[arin-ppml] Policy Proposal: Open Access To IPv6

Matthew Kaufman matthew at matthew.at
Sun May 31 00:18:19 EDT 2009


Garry Dolley wrote:
> On Sat, May 30, 2009 at 07:51:25PM -0700, Matthew Kaufman wrote:
>   
>> Garry Dolley wrote:
>>     
>>> There are not enough /32 subnets to give away to everyone.  There
>>> are as many /32 subnets in IPv6 as there are in IPv4.  Just in IPv4,
>>> the /32 subnet just held 1 address.  We are running out of IPv4, so
>>> by the same token, if we liberally give away /32's in IPv6, we'll
>>> face the same exhaustion.  
>>>       
>> That doesn't follow.
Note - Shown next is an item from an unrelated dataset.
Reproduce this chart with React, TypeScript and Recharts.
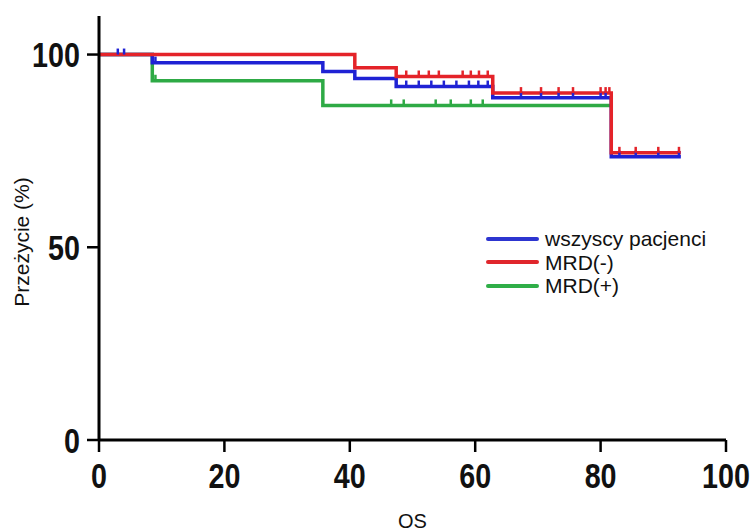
import { LineChart, Line, XAxis, YAxis, Legend } from 'recharts';

// Kaplan-Meier steps (time, survival %)
const allTimes = [0, 8.5, 35.7, 40.8, 47.4, 62.8, 81.7, 92.8];
const allSurv = [100, 97.9, 95.6, 93.8, 91.7, 88.8, 73.5, 73.5];
const allCensored = [3, 4, 9, 49, 51, 53, 55, 57, 59, 60.5, 62, 67.3, 70.5, 73.3, 75.6, 80, 80.8, 83, 85.6, 89.2, 92.5];

const negTimes = [0, 40.8, 47.4, 62.8, 81.7, 92.8];
const negSurv = [100, 96.6, 94.3, 90.0, 74.5, 74.5];
const negCensored = [49, 51, 52.6, 54.2, 58, 59.3, 60.6, 62, 67.3, 70.5, 73.3, 75.6, 80, 80.8, 81.4, 83, 85.6, 89.2, 92.5];

const posTimes = [0, 8.5, 35.7, 81.6];
const posSurv = [100, 93.2, 86.8, 86.8];
const posCensored = [9, 46.6, 48.6, 53.7, 56.1, 59.3, 61.2];

const xTicks = [0, 20, 40, 60, 80, 100];
const yTicks = [0, 50, 100];

const BLUE = '#1f22d4';
const RED = '#e42329';
const GREEN = '#2eaa45';

type Pt = { t: number; s: number; c?: boolean };

function buildSeries(times: number[], surv: number[], censored: number[]): Pt[] {
  const pts: Pt[] = times.map((t, i) => ({ t, s: surv[i] }));
  censored.forEach((ct) => {
    let s = surv[0];
    times.forEach((t, i) => {
      if (t <= ct) s = surv[i];
    });
    pts.push({ t: ct, s, c: true });
  });
  return pts.sort((a, b) => a.t - b.t);
}

const allData = buildSeries(allTimes, allSurv, allCensored);
const negData = buildSeries(negTimes, negSurv, negCensored);
const posData = buildSeries(posTimes, posSurv, posCensored);

const censorDot = (color: string) => (props: any) => {
  const { cx, cy, payload, index } = props;
  if (!payload || !payload.c) return <g key={`d-${index}`} />;
  return <line key={`d-${index}`} x1={cx} x2={cx} y1={cy} y2={cy - 6} stroke={color} strokeWidth={2.5} />;
};

const tickFont = "'Liberation Sans', Arial, sans-serif";

const XTick = (props: any) => {
  const { x, y, payload } = props;
  return (
    <text
      transform={`translate(${x},${y + 34}) scale(0.82,1)`}
      textAnchor="middle"
      fontFamily={tickFont}
      fontWeight="bold"
      fontSize={35}
      fill="#111"
    >
      {payload.value}
    </text>
  );
};

const YTick = (props: any) => {
  const { x, y, payload } = props;
  return (
    <text
      transform={`translate(${x - 5},${y + 12.5}) scale(0.82,1)`}
      textAnchor="end"
      fontFamily={tickFont}
      fontWeight="bold"
      fontSize={35}
      fill="#111"
    >
      {payload.value}
    </text>
  );
};

const legendItems = [
  { name: 'wszyscy pacjenci', color: '#2d35d0' },
  { name: 'MRD(-)', color: '#e0262c' },
  { name: 'MRD(+)', color: '#2fae48' },
];

const LegendBox = () => (
  <div style={{ fontFamily: tickFont, fontSize: 21, color: '#111', lineHeight: '23.5px' }}>
    {legendItems.map((it) => (
      <div key={it.name} style={{ display: 'flex', alignItems: 'center' }}>
        <div style={{ width: 53, height: 4, background: it.color, borderRadius: 2, marginRight: 6 }} />
        <span>{it.name}</span>
      </div>
    ))}
  </div>
);

export default function App() {
  return (
    <div style={{ position: 'absolute', left: 0, top: 0, width: 751, height: 531, background: '#fff' }}>
      <LineChart width={751} height={531} margin={{ top: 16, right: 25, bottom: 0, left: 0 }}>
        <XAxis
          type="number"
          dataKey="t"
          domain={[0, 100]}
          ticks={xTicks}
          height={91}
          stroke="#000"
          axisLine={{ stroke: '#000', strokeWidth: 3 }}
          tickLine={{ stroke: '#000', strokeWidth: 2.5 }}
          tickSize={12}
          tick={<XTick />}
          label={{ value: 'OS', position: 'insideBottom', offset: 3, fontFamily: tickFont, fontSize: 20, fill: '#111' }}
        />
        <YAxis
          type="number"
          domain={[0, 110]}
          ticks={yTicks}
          width={99}
          stroke="#000"
          axisLine={{ stroke: '#000', strokeWidth: 3 }}
          tickLine={{ stroke: '#000', strokeWidth: 2.5 }}
          tickSize={12}
          tick={<YTick />}
          label={{ value: 'Przeżycie (%)', angle: -90, position: 'insideLeft', offset: 22, dy: 14, fontFamily: tickFont, fontSize: 21, fill: '#111', style: { textAnchor: 'middle' } }}
        />
        <Legend
          layout="horizontal"
          verticalAlign="middle"
          align="center"
          wrapperStyle={{ top: 227, left: 486, width: 260 }}
          content={<LegendBox />}
        />
        <Line data={posData} dataKey="s" type="stepAfter" stroke={GREEN} strokeWidth={3.5} dot={censorDot(GREEN)} activeDot={false} isAnimationActive={false} name="MRD(+)" />
        <Line data={allData} dataKey="s" type="stepAfter" stroke={BLUE} strokeWidth={3.5} dot={censorDot(BLUE)} activeDot={false} isAnimationActive={false} name="wszyscy pacjenci" />
        <Line data={negData} dataKey="s" type="stepAfter" stroke={RED} strokeWidth={3.5} dot={censorDot(RED)} activeDot={false} isAnimationActive={false} name="MRD(-)" />
      </LineChart>
    </div>
  );
}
We're talking about /48s and single /32s, not giving 
>> out 256-65535 /32s to the typical early entrant entities as was done with 
>> IPv4.
>>     
>
> What part doesn't follow?  There are 4G IPv4 addresses (/32) and
> there are 4G IPv6 subnets of /32 in size.
>
>   
Almost all of the 4G IPv4 addresses (and it isn't even that big, just 
like there aren't 4G IPv6 subnets) that are assigned are not actually in 
use. We're only "running out" because there's networks all over the 
world that have fewer hosts connected than the subnet has room for. 
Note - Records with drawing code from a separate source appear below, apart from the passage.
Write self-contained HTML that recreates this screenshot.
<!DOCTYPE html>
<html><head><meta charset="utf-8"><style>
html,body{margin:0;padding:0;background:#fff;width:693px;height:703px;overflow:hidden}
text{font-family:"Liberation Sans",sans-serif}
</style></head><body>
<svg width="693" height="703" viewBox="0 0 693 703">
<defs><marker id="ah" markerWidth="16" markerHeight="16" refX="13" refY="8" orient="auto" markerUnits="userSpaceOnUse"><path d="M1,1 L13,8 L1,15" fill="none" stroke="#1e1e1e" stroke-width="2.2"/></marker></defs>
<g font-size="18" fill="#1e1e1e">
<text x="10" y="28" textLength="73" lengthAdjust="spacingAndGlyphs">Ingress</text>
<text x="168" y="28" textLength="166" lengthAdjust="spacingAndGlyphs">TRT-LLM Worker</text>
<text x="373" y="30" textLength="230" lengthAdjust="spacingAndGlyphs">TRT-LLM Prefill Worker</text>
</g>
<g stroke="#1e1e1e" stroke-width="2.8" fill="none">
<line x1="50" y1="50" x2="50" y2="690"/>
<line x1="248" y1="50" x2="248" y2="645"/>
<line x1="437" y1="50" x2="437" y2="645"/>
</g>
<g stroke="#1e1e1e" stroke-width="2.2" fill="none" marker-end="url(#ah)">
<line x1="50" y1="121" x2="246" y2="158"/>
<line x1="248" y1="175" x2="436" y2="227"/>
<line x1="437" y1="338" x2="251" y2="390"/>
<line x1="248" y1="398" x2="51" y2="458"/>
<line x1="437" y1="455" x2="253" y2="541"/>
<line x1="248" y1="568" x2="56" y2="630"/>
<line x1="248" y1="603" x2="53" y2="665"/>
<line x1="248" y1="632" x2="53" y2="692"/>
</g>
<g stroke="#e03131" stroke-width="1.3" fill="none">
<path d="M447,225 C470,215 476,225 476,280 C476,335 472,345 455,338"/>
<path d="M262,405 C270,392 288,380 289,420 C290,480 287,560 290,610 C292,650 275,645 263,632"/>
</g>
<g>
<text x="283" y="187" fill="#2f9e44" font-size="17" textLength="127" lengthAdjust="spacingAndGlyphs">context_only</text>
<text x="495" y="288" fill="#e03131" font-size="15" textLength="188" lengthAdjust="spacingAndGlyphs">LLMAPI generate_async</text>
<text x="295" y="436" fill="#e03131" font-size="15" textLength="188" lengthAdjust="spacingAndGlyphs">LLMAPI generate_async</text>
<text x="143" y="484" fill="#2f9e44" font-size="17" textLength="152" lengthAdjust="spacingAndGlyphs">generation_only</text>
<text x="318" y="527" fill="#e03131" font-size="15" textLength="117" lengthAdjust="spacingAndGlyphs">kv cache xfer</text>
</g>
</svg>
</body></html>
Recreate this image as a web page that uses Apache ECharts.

*Especially* if you talk about the (relatively large) networks that were 
handed out early on. Show me a "swamp" /24 and I'll show you a network 
that doesn't have 254+ hosts attached and powered on.

I'm not the first to ask you to please not confuse network assignment 
density with host assignment density, either.